Some other needed skills are definitely drive, dedication, enthusiasm and the willingness to work hard. And when you’re a starter, be open for opportunities, even if you are overqualified for the role. That was how I got my first job in football. I was hired as an office manager and it wasn’t the most logical step with a university degree. But I was even willing to take out the garbage if that was asked (luckily they didn’t know that). And what my experience is, is that you can always create your own job; for me the first job was the best learning experience just because I was the assistant of the board of directors and I was involved in almost everything.
When working as a Venue Manager for the UEFA Women’s EURO in 2017, there was a volunteer who came all the way from Spain to work during the event… Because he was fulltime available, he got the UEFA Marketing Assistant role. For him it was an unforgettable experience and he really expanded his network. After the event, he started to use this experience as a sports marketing specialist and professional speaker and expert about women’s football. And you might know him, Xavi Bové has been a sports marketing consultant in the SBI team for quite a while.
And one last advice: persevere, really go for it. If you want to have this role and you give up at the first setback, you actually don’t really deserve it. Success consists of getting up one more time than you fall.
6. With the mission of empowering women in the sports industry, you founded KICK-ES. How can we provide more opportunities for women in football?
Why I started my platform and what I wanted to do is to show more female role models. And see what we, women can do ourselves, instead of pointing at others that we don’t get opportunities. Yes, I think, being a woman, that it is more complicated to get to certain positions in football, but I think we ourselves can change a lot too.

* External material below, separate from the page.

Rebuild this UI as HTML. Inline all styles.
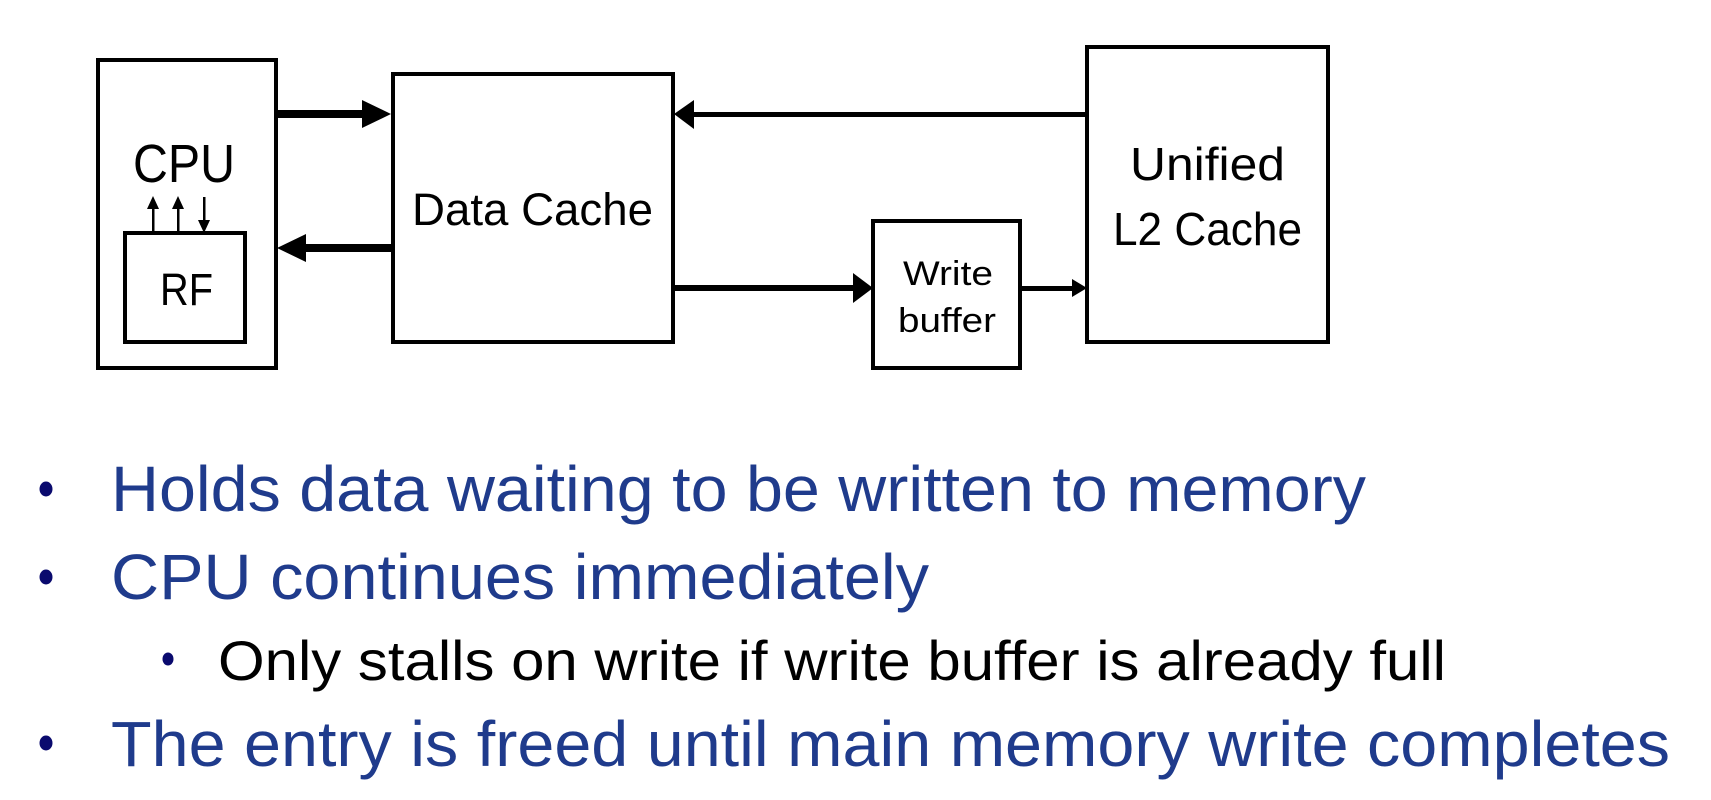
<!DOCTYPE html>
<html><head><meta charset="utf-8"><style>html,body{margin:0;padding:0;background:#fff}svg{display:block}</style></head>
<body>
<svg width="1711" height="800" viewBox="0 0 1711 800" xmlns="http://www.w3.org/2000/svg">
<g fill="none" stroke="#000" stroke-width="4">
<rect x="98" y="60" width="178" height="308"/>
<rect x="125" y="233" width="120" height="109"/>
<rect x="393" y="74" width="280" height="268"/>
<rect x="1087" y="47" width="241" height="295"/>
<rect x="873" y="221" width="147" height="147"/>
</g>
<g fill="#000">
<rect x="276" y="110" width="88" height="8"/>
<polygon points="362,100 391,114 362,128"/>
<rect x="304" y="244" width="89" height="8"/>
<polygon points="306,234 277,248 306,262"/>
<rect x="690" y="112" width="397" height="5"/>
<polygon points="694,100 674,114 694,129"/>
<rect x="673" y="285" width="184" height="6"/>
<polygon points="853,273 873,288 853,303"/>
<rect x="1020" y="286" width="55" height="5"/>
<polygon points="1072,279 1087,288 1072,297"/>
<rect x="152" y="205" width="2.5" height="28"/>
<polygon points="147,209 153,196 159,209"/>
<rect x="177" y="205" width="2.5" height="28"/>
<polygon points="172,209 178,196 184,209"/>
<rect x="203" y="197" width="2.5" height="27"/>
<polygon points="198,220 204,233 210,220"/>
</g>
<g font-family="Liberation Sans, sans-serif" fill="#000">
<text x="133" y="182" font-size="54" textLength="102" lengthAdjust="spacingAndGlyphs">CPU</text>
<text x="160" y="305" font-size="45" textLength="53" lengthAdjust="spacingAndGlyphs">RF</text>
<text x="412" y="225" font-size="45" textLength="241" lengthAdjust="spacingAndGlyphs">Data Cache</text>
<text x="1130" y="180" font-size="46" textLength="155" lengthAdjust="spacingAndGlyphs">Unified</text>
<text x="1113" y="245" font-size="46" textLength="189" lengthAdjust="spacingAndGlyphs">L2 Cache</text>
<text x="903" y="285" font-size="34" textLength="90" lengthAdjust="spacingAndGlyphs">Write</text>
<text x="898" y="332" font-size="34" textLength="98" lengthAdjust="spacingAndGlyphs">buffer</text>
</g>
<g fill="#0a0a6e">
<ellipse cx="46" cy="489" rx="6.5" ry="7.5"/>
<ellipse cx="46" cy="577" rx="6.5" ry="7.5"/>
<ellipse cx="168" cy="659" rx="5.5" ry="6.5"/>
<ellipse cx="46" cy="743" rx="6.5" ry="7.5"/>
</g>
<g font-family="Liberation Sans, Arial, sans-serif" fill="#1f3b8c" font-size="64">
<text x="111" y="511" textLength="1255" lengthAdjust="spacingAndGlyphs">Holds data waiting to be written to memory</text>
<text x="111" y="599" textLength="818" lengthAdjust="spacingAndGlyphs">CPU continues immediately</text>
<text x="111" y="766" textLength="1559" lengthAdjust="spacingAndGlyphs">The entry is freed until main memory write completes</text>
</g>
<text x="218" y="680" font-family="Liberation Sans, Arial, sans-serif" font-size="56" fill="#000" textLength="1228" lengthAdjust="spacingAndGlyphs">Only stalls on write if write buffer is already full</text>
</svg>
</body></html>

There are so many women who underestimate what they are capable of, they suffer from the imposter syndrome, they don’t see their own full potential, they don’t think it’s interesting or special what they are doing or they are too modest and don’t want to “show off” because they don’t want to be considered arrogant. For example, a recent study in the Netherlands showed that women have less network awareness: they either find it difficult to network (at least that is what they think) or they don’t know how to fully use their network.
What I wanted to achieve is to create a community for women in sports in which we help each other. And I wanted to inspire other (younger) women by giving these role models a platform. That was why I started interviewing inspiring women in the sports industry. And for me a role model is not necessarily a director or president, but it can also be a young girl who created her own Instagram keepers community.
So my advice to football organisations would be: more mentoring programmes, more awareness, show more role female models. And if you really want diversity: go and look for women, they are around but normally have a different way of positioning themselves than men. And in the meantime we as women are working on raising our hands more often.